Relatos Incompletos dos Anos 60 (I)

Artigo de opinião publicado no “Diário de Notícias” 16 novembro 2022

Quem nasceu na segunda metade dos anos 40 e na primeira metade dos anos 50, tem uma visão clara dos eventos da década de 60. Os sixties. Testemunhos e memórias desta época seguir-se-ão nas próximas semanas. Os relatos são baseados em acontecimentos reais, sem ficção, nem têm acrescentos ao estilo de pinturas.

Nesses anos, o ambiente em Lisboa, não espelhava o atraso social do País, se bem que a pobreza fosse visível. Abundavam bairros de lata, sobretudo na periferia de certos bairros centrais.

Era o tempo do “salto” para França, à procura de nova vida e melhor remuneração. Na altura, funcionavam redes clandestinas de passadores que, a troco de dinheiro, colocavam os emigrantes fora das fronteiras portuguesas. Uma vez chegados ao destino, eram, sistematicamente, confrontados com a dureza do novo começo. A ausência do paraíso, era desconcertante. Era preciso não desistir. Quase sempre, acabariam por encontrar trabalho ou em famílias francesas mais abastadas ou como porteiros de blocos de habitação ou operários de oficinas ou em grandes fábricas. As remessas dos emigrantes representavam uma das “riquezas” para as finanças públicas geridas pelo austero Salazar.

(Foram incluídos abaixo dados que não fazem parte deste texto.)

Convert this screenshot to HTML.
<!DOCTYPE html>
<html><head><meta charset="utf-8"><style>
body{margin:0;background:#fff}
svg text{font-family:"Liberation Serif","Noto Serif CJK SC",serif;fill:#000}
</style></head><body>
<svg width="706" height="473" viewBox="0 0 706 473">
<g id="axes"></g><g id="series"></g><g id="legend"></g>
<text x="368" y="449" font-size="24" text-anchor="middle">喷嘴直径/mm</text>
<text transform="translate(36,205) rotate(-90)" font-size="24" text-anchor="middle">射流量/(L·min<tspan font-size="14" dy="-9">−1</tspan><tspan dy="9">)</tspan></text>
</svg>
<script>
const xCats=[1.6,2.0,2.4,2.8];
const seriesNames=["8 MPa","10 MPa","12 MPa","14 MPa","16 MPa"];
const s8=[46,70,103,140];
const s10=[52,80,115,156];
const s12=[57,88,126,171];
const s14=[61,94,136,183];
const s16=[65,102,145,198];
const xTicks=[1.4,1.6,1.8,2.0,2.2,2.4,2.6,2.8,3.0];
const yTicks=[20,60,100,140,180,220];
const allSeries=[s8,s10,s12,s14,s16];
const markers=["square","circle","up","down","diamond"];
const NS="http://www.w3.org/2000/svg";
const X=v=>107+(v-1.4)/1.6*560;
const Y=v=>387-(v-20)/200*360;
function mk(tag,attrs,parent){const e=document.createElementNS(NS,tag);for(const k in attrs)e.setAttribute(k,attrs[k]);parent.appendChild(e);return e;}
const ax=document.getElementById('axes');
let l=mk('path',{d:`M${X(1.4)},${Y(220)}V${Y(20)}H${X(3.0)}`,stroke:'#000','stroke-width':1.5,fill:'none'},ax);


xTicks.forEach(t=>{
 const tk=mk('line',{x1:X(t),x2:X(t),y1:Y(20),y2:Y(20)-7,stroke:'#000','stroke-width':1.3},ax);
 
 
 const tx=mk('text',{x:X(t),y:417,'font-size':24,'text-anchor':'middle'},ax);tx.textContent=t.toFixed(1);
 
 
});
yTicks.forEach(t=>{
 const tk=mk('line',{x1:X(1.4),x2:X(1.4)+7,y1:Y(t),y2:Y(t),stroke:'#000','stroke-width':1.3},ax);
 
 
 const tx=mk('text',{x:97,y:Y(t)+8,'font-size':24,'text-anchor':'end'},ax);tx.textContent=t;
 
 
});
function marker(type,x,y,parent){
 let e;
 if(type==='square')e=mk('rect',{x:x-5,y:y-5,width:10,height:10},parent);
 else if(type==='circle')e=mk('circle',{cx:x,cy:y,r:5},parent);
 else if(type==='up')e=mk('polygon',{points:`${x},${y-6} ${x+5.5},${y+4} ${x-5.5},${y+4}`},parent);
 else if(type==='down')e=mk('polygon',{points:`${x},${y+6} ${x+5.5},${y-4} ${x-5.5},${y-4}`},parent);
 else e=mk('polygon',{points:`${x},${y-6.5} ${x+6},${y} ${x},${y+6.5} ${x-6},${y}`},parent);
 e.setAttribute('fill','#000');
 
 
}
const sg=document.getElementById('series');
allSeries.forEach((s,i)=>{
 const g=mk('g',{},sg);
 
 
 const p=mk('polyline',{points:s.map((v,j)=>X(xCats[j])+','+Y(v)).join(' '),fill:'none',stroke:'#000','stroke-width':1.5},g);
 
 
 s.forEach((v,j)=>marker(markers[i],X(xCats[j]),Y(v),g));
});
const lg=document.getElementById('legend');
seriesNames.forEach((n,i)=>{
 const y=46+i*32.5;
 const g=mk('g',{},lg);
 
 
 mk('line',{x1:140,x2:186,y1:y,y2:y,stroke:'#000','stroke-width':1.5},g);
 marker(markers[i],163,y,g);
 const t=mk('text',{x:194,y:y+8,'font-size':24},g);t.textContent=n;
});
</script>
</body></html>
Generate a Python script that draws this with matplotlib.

Mas, os anos 60 ainda mal tinham começado, quando a espetacular fuga de Álvaro Cunhal, que estava preso no Forte de Peniche, surpreende Salazar.

Poucos meses depois, o regime viria a sofrer muitos outros desaires.

Em 21-22 de janeiro de 1961, o paquete “Santa Maria” foi assaltado e desviado, em pleno oceano, por oposicionistas liderados pelo capitão Henrique Galvão, que o rebatizou de “Santa Liberdade”. Foi uma aparatosa operação de propaganda para chamar a atenção do mundo, através da Imprensa, para os regimes ditatoriais em Portugal e Espanha. Nesta perspetiva terá sido um sucesso para a Oposição.

Nesse período crítico, a 17 de dezembro do mesmo ano, outro imenso revés para o regime foi a invasão de Goa pela Índia, governada pelo primeiro-ministro Pandita Nehru. Em poucas horas, o Exército Indiano pôs fim à presença secular de Portugal em Goa, Damão e Diu. Então, a partir de Lisboa, Salazar envia um telegrama para a guarnição portuguesa de Goa a dar instruções para lutarem até à morte. Ora, a diferença numérica era assombrosa entre as forças armadas portuguesas que aí mantinham apenas 3300 soldados (e uma pequena força naval) e as indianas que mobilizaram um total de 45000 militares, para além da Armada de Guerra com 1 porta-aviões, 1 cruzador, 3 contra-torpedeiros e 4 fragatas e, também, a Força Aérea composta por 50 caças. Perante esta desigualdade das forças em confronto, o governador português, general Manuel Vassalo e Silva, rende-se ao compreender que a ordem de Salazar não faria qualquer sentido, até porque não era o ditador a morrer…

A perda do Estado da Índia representou o início do fim do Império Colonial. Foi tal o tamanho do abalo emocional para Salazar que o impediu de discursar sobre o assunto na sessão da Assembleia Nacional. Ao começar a falar, já com o microfone pela frente, perde subitamente a voz e em gesto que dramatiza passa os papeis da sua intervenção ao Presidente da Mesa. Cena inesquecível para quem acompanhou a emissão em direto pela Emissora Nacional.

Moral da história:

Mandar os outros morrer é fácil, quando são os outos. Teria Salazar dado a mesma ordem se estivesse em Goa?